152I pause and note that the earlier injury referred to in the extract above and that had “significantly restricted the range and type of activities, which the plaintiff was able to participate in,”[78] was not the injury the subject of the application for the grant of a certificate. Hence the question for the Court in Poholke was if the later injury that supported the serious injury application was of such effect as to have further diminished what little had left been intact for the plaintiff from the earlier injury. As was explained by the Court of Appeal:
“While it is correct that the plaintiff’s lifestyle had already been severely affected by his neck injury, what remained was important to him. In that context, the further limitations, resulting from his back injury, were not insubstantial.”[79]
[78] Ibid.
[79] Ibid.
153In the application before me I have assessed whether the pain and suffering and interference to the plaintiff’s function of the spine by way of aggravation and its effects on his activities of daily living results in consequences that are more than marked and significant and hence serious at the date of hearing. I find that they are. I am not satisfied that their seriousness has been overtaken by the effects on the plaintiff of the later ankle injury or other health impositions for which the defendant is not responsible. The pain and suffering consequences from them operate alongside the aggravation injury to the lumbosacral spine but manifest themselves in ways that are not the same or the same in sufficient a degree by way of pain, restriction and limitation on function to extinguish the ongoing consequences to the plaintiff from the aggravation to his spine. In combination I am satisfied that the effects from the work injury are serious when compared to the plaintiff’s previously largely asymptomatic spine and crystalise in ways sufficiently separately identifiable to warrant a description of them being more than significant or marked, and as being at least very considerable in comparison when judged by comparison with other cases in the range of possible impairments.

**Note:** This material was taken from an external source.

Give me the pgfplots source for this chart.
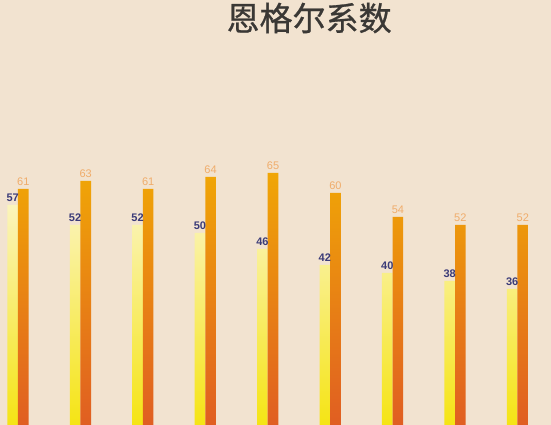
\documentclass[border=0pt]{standalone}
\usepackage{pgfplots}
\pgfplotsset{compat=1.18}
\usepackage{fontspec}
\setmainfont{Liberation Sans}
\newfontfamily\cjk[FakeBold=0.8]{Noto Sans CJK SC}
\definecolor{bg}{HTML}{F2E3D0}
\definecolor{titlecol}{HTML}{3A3835}
\definecolor{ytop}{HTML}{FBF4BC}
\definecolor{ymid}{HTML}{F7EA2C}
\definecolor{ybot}{HTML}{F5E414}
\definecolor{otop}{HTML}{F0A606}
\definecolor{omid}{HTML}{E98514}
\definecolor{obot}{HTML}{E05E22}
\definecolor{ylab}{HTML}{3B3B78}
\definecolor{olab}{HTML}{F0AC6A}
\begin{document}
\begin{tikzpicture}
\begin{axis}[
  scale only axis, width=551pt, height=425pt,
  xmin=-0.288, xmax=8.537, ymin=2, ymax=108.25,
  axis line style={draw=none}, ticks=none,
  axis background/.style={fill=bg},
  ybar=0pt, bar width=0.17,
  title={\cjk 恩格尔系数},
  title style={at={(rel axis cs:0.561,0.914)}, anchor=base, overlay,
    font=\fontsize{33}{36}\selectfont, text=titlecol},
  nodes near coords,
  /pgf/number format/assume math mode=true,
]
\addplot[draw=none, top color=ytop, middle color=ymid, bottom color=ybot,
  nodes near coords style={text=ylab, font=\bfseries\fontsize{11}{12}\selectfont}]
  coordinates {(0,57) (1,52) (2,52) (3,50) (4,46) (5,42) (6,40) (7,38) (8,36)};
\addplot[draw=none, top color=otop, middle color=omid, bottom color=obot,
  nodes near coords style={text=olab, font=\fontsize{11}{12}\selectfont}]
  coordinates {(0,61) (1,63) (2,61) (3,64) (4,65) (5,60) (6,54) (7,52) (8,52)};
\end{axis}
\end{tikzpicture}
\end{document}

154I note that I found the plaintiff gave a credible and honest account of himself overall. Whilst certain inconsistencies were put to the plaintiff by Mr Martin as they related to his ability to drive to his parent or when he last played football and cricket or the details of the assistance he can provide around the house, his credibility was not undermined on matters of fundamental relevance. Also, whilst I accept the observation and correctness in law of Mr Martin’s submission regarding the use to be made of the affidavit by Ms Carter, I am satisfied that such of it as relates to her account of the plaintiff’s low back pain is at least not inconsistent with the plaintiff’s evidence overall and my assessment of his back injury.
155I will grant the application for pain and suffering.
156I order that the parties file a minute of proposed orders to give effect to these reasons with seven days failing which I will list the matter for mention.